Your task. All lines featuring the string "matplotlib" are to be listed.

------ Information supplied ------

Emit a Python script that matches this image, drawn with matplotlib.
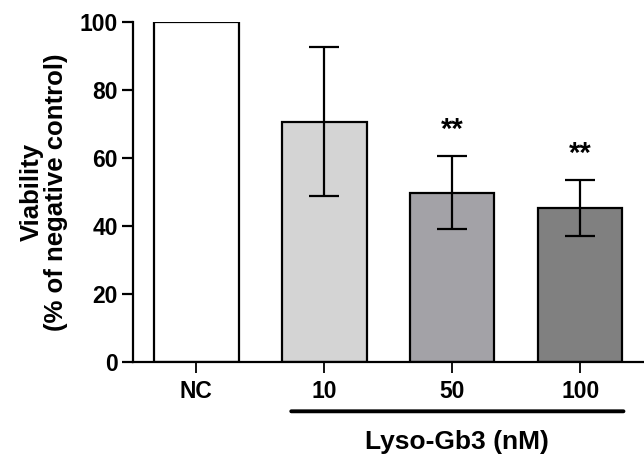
import matplotlib
matplotlib.use("Agg")
import matplotlib.pyplot as plt

categories = ["NC", "10", "50", "100"]
viability = [100.0, 70.7, 49.8, 45.3]
sd = [0.0, 22.0, 10.8, 8.2]
bar_colors = ["#ffffff", "#d4d4d4", "#a3a2a7", "#808080"]
significance = ["", "", "**", "**"]
yticks = [0, 20, 40, 60, 80, 100]

plt.rcParams["font.family"] = ["Liberation Sans", "DejaVu Sans"]
plt.rcParams["font.weight"] = "bold"

fig = plt.figure(figsize=(6.44, 4.62), dpi=100)
ax = fig.add_axes([133 / 644, 1 - 362 / 462, (648 - 133) / 644, (362 - 22) / 462])

x = list(range(len(categories)))
ax.bar(x, viability, width=0.66, color=bar_colors, edgecolor="black", linewidth=1.6, zorder=2)
for xi, v, e in zip(x, viability, sd):
    if e > 0:
        ax.errorbar(xi, v, yerr=e, fmt="none", ecolor="black", elinewidth=1.6,
                    capsize=10.5, capthick=1.6, zorder=3)
for xi, v, e, s in zip(x, viability, sd, significance):
    if s:
        ax.text(xi, v + e + 3.5, s, ha="center", va="bottom", fontsize=21,
                fontweight="bold")

ax.set_xlim(-0.495, 3.53)
ax.set_ylim(0, 100)
ax.set_yticks(yticks)
ax.set_xticks(x)
ax.set_xticklabels(categories, fontsize=16.5, fontweight="bold")
ax.tick_params(axis="y", labelsize=16.5, width=1.6, length=8, direction="out", pad=3)
ax.tick_params(axis="x", width=1.3, length=8, direction="out", pad=5)
for lbl in ax.get_yticklabels():
    lbl.set_fontweight("bold")

for side in ["top", "right"]:
    ax.spines[side].set_visible(False)
ax.spines["left"].set_linewidth(1.6)
ax.spines["bottom"].set_linewidth(1.6)

ax.set_ylabel("Viability\n(% of negative control)", fontsize=18.5, fontweight="bold",
              labelpad=8, linespacing=1.05)

# grouping bracket under the Lyso-Gb3 concentrations
ax.annotate("", xy=(0.72, -0.145), xytext=(3.36, -0.145), xycoords=("data", "axes fraction"),
            arrowprops=dict(arrowstyle="-", linewidth=2.8, color="black"))
ax.text(2.04, -0.2, "Lyso-Gb3 (nM)", transform=ax.get_xaxis_transform(),
        ha="center", va="top", fontsize=19, fontweight="bold")

fig.savefig("out.png", dpi=100)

------

Answer to this task.
Emit a Python script that matches this image, drawn with matplotlib.
import matplotlib
matplotlib.use("Agg")
import matplotlib.pyplot as plt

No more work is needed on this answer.